Famiglia
Domenica di un paterno Novembre
Dove ti trovo adesso?
Io lo so che mi sei sempre accanto
Nella sciagura
O mentre insegno.
A volte mi chiedo come l’avresti spiegata
Questa cosa al posto mio
E ricordi quando per un anno ti trovasti
A spiegarmi economia?
Non ci capivo nulla
Eppure alla fine ci sono riuscita.
Franco a bordo
Nella mia vita mi sei accanto
Ovunque io mi gira non mi sembra mai
Di averti visto tanto.
Novembre, giornata autunnale, il cielo rimesta umori mai spenti e io mi sono recata al cimitero, ciascuno portava con sé il suo carico di dolore, c’era chi mostrava un dolore più acceso poiché il defunto era trapassato da poco, chi con serenità e mestizia recitava preghiere, chi ancora scambiava con un parente un ricordo particolare o una peculiarità di chi non c’è più. Tutti condividevamo lo stesso dolore, quello della perdita, quella che difficilmente si scorda, che sebbene lo custodisci ogni giorno silentemente, si rinnova quando fai visita alle anime trapassate.

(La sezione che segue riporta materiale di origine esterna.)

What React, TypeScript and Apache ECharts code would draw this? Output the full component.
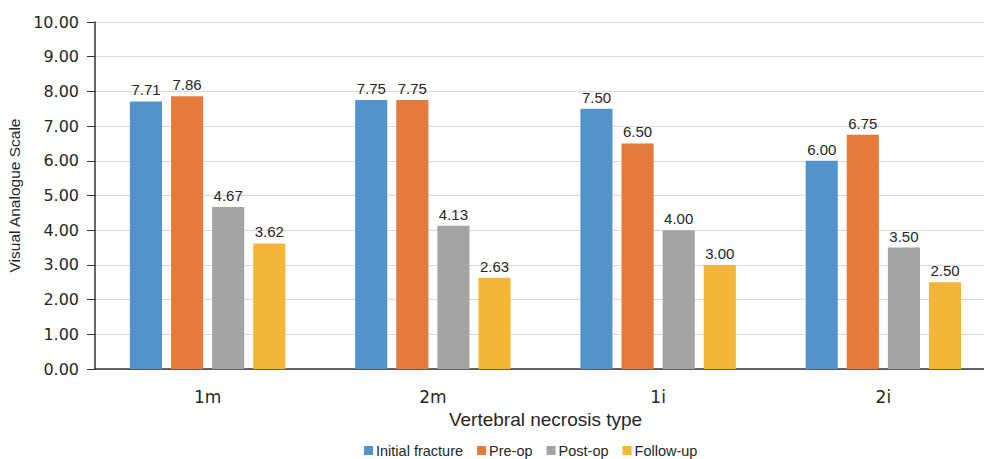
import React, { useEffect, useRef } from "react";
import * as echarts from "echarts";

const categories = ["1m", "2m", "1i", "2i"];
const initialFracture = [7.71, 7.75, 7.5, 6.0];
const preOp = [7.86, 7.75, 6.5, 6.75];
const postOp = [4.67, 4.13, 4.0, 3.5];
const followUp = [3.62, 2.63, 3.0, 2.5];
const seriesNames = ["Initial fracture", "Pre-op", "Post-op", "Follow-up"];
const colors = ["#5392CB", "#E67A3D", "#A4A4A6", "#F3B638"];

const SANS = "'Liberation Sans', Arial, Helvetica, sans-serif";
const WIDE = "'DejaVu Sans', sans-serif";
const TEXT = "#262626";

export default function App() {
  const ref = useRef<HTMLDivElement>(null);

  useEffect(() => {
    if (!ref.current) return;
    const chart = echarts.init(ref.current, undefined, { renderer: "svg" });
    const values = [initialFracture, preOp, postOp, followUp];
    chart.setOption({
      animation: false,
      textStyle: { fontFamily: SANS },
      grid: { left: 95, right: -12, top: 22, bottom: 90, outerBoundsMode: "none", containLabel: false },
      legend: {
        top: 438,
        left: 359,
        itemWidth: 9,
        itemHeight: 9,
        itemGap: 14,
        icon: "rect",
        textStyle: { fontSize: 14.5, color: TEXT, fontFamily: SANS, padding: [0, 0, 0, -2] },
        data: seriesNames,
      },
      xAxis: {
        type: "category",
        data: categories,
        name: "Vertebral necrosis type",
        nameLocation: "middle",
        nameGap: 41,
        nameTextStyle: { fontSize: 19, color: TEXT, fontFamily: SANS },
        axisLine: { lineStyle: { color: "#333", width: 1.5 } },
        axisTick: { alignWithLabel: true, length: 6, lineStyle: { color: "#333" } },
        axisLabel: { fontSize: 17, color: TEXT, margin: 19, fontFamily: WIDE },
      },
      yAxis: {
        type: "value",
        min: 0,
        max: 10,
        interval: 1,
        name: "Visual Analogue Scale",
        nameLocation: "middle",
        nameGap: 71,
        nameTextStyle: { fontSize: 15.5, color: TEXT, fontFamily: SANS },
        axisLine: { show: true, lineStyle: { color: "#333", width: 1.5 } },
        axisTick: { show: true, length: 8, lineStyle: { color: "#333" } },
        axisLabel: {
          fontSize: 16,
          color: TEXT,
          margin: 16,
          fontFamily: WIDE,
          formatter: (v: number) => v.toFixed(2),
        },
        splitLine: { lineStyle: { color: "#D9D9D9" } },
      },
      series: values.map((data, i) => ({
        name: seriesNames[i],
        type: "bar",
        data,
        barGap: "28%",
        barCategoryGap: "31%",
        itemStyle: { color: colors[i] },
        label: {
          show: true,
          position: "top",
          distance: 4,
          fontSize: 15,
          color: TEXT,
          fontFamily: SANS,
          formatter: (p: any) => Number(p.value).toFixed(2),
        },
      })),
    });
    return () => chart.dispose();
  }, []);

  return <div ref={ref} style={{ width: 984, height: 459, position: "absolute", left: 0, top: 0 }} />;
}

Quest’atmosfera di Covid, di morte incipiente non facilita certo a scacciare via l’idea della morte, mi sono interrogata allora su come la folla che popolava il cimitero riusciva a convivere con la restrizione e i divieti impongono alle loro vite quotidiane. Mi fermo a parlare con un papà di due bambine che lamentava il fatto che tenerle in casa è una situazione davvero pesante e lui stesso era preoccupato per il suo lavoro, diceva che temeva fortemente la diffusione di questo virus e cercava di limitare quasi del tutto le uscite, consentendo solo quelle strettamente necessarie.
Si è avvicinata poi un’altra famiglia, anche questa aveva due figli di età più grande, il papà è un fornitore di supermercati di prodotti agricoli, si muove sul territorio, esponendosi a rischio e, come consapevolmente ammette, teme di essere un potenziale veicolo di virus. La didattica a distanza è un problema, riescono a seguire con maggior fatica, mi dicono, lamentano la difficoltà di seguirli, dovendo spesso supplire a una figura per la quale non erano preparati. L’esposizione prolungata agli strumenti tecnologici, l’impossibilità di recarsi fuori per passeggiare o incontrare amici, rende i ragazzi più inquieti, più stressati, più lagnosi.
In quest’atmosfera che evoca tristezza, in questa Domenica buia dove anche il sole sembra stanco di splendere, c’è un angoscia perenne che aleggia nell’aria, un pessimismo generalizzato. Quanto più progressivamente aumentano le chiusure, tanto più l’animo umano abbassa le sue luci.